Younger Kim Named Top General

The heir apparent to North Korea’s leader receives a military position ahead of a ruling party conference.

Kim Jong Il’s third and youngest son has been named a four-star general ahead of North Korea’s largest ruling party meeting in decades, according to official state media.

Kim Jong Un, believed to be 27 years of age, is widely expected to be crowned Kim Jong Il’s successor at the Worker’s Party Conference which opens Tuesday in the nation’s capital Pyongyang.

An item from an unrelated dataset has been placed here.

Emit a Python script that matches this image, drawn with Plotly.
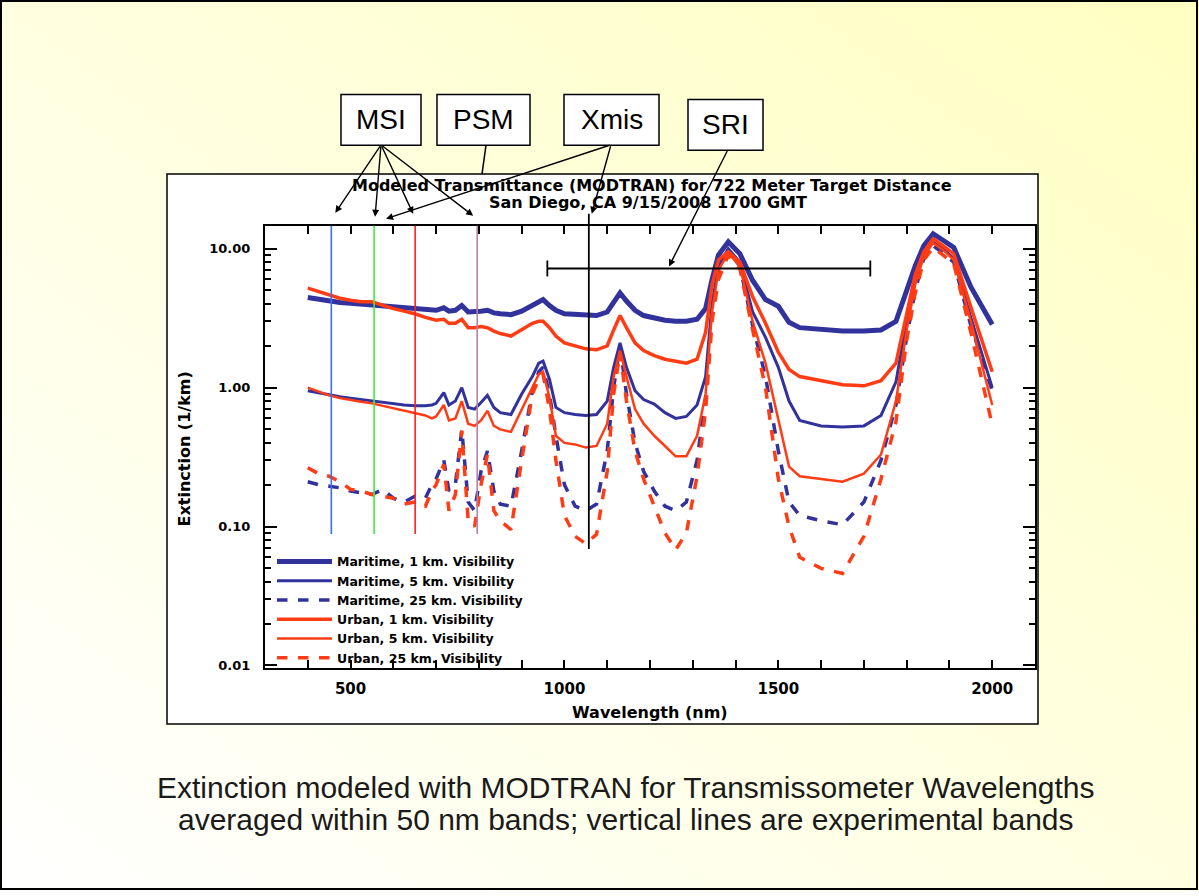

Kim Jong Il, 68, suffered a stroke in 2008 and varying reports about the state of his health suggest that the North Korean leader is pushing ahead with a succession process which eventually would give his son command of a 1.2 million man army.

Kim Jong Un is the son of Ko Young Hee, a former consort of Kim Jong Il’s who died in Paris in 2004.

He is believed to have attended a private high school in Switzerland from 1993 to 1998 and is known to have enrolled in a special course at the Kim Il Sung Military University in later years.

Sister also appointed

The Korean Central News Agency also announced that Kim Jong Il’s sister, Kim Kyong Hui, was also appointed as a four-star general along with trusted aide Choe Ryong Hae.

Kim Kyong Hui, 64, is the younger sister of Kim Jong Il and the leader’s only known sibling who is not a half brother or half sister.

Her credentials include several positions within the Workers’ Party of Korea, including director of the Light Industry Department, director of the Economic Policy Inspection Department, and vice-director of the International Relations Department.

Kim Kyong Hui was also appointed to the all-powerful Central Committee in 1988, a post which she retains to this day.

She is also the wife of Jang Song Taek, the second most powerful man in North Korea and the head of the country’s security department.

Many experts believe Jang will control North Korea on an interim basis in the event of Kim Jong Il’s death as the young Kim Jong Un gradually assumes his father’s mantle of power.

North Korea’s powerful top echelon is shrouded in secrecy, and little is known about Kim Jong Un’s political proclivities or whether he will be accepted by the nuclear-armed country’s military elite.

At the last major Workers' Party meeting in 1980, it was Kim Jong Il who was confirmed as the eventual successor to his father Kim Il Sung. The elder Kim died in 1994.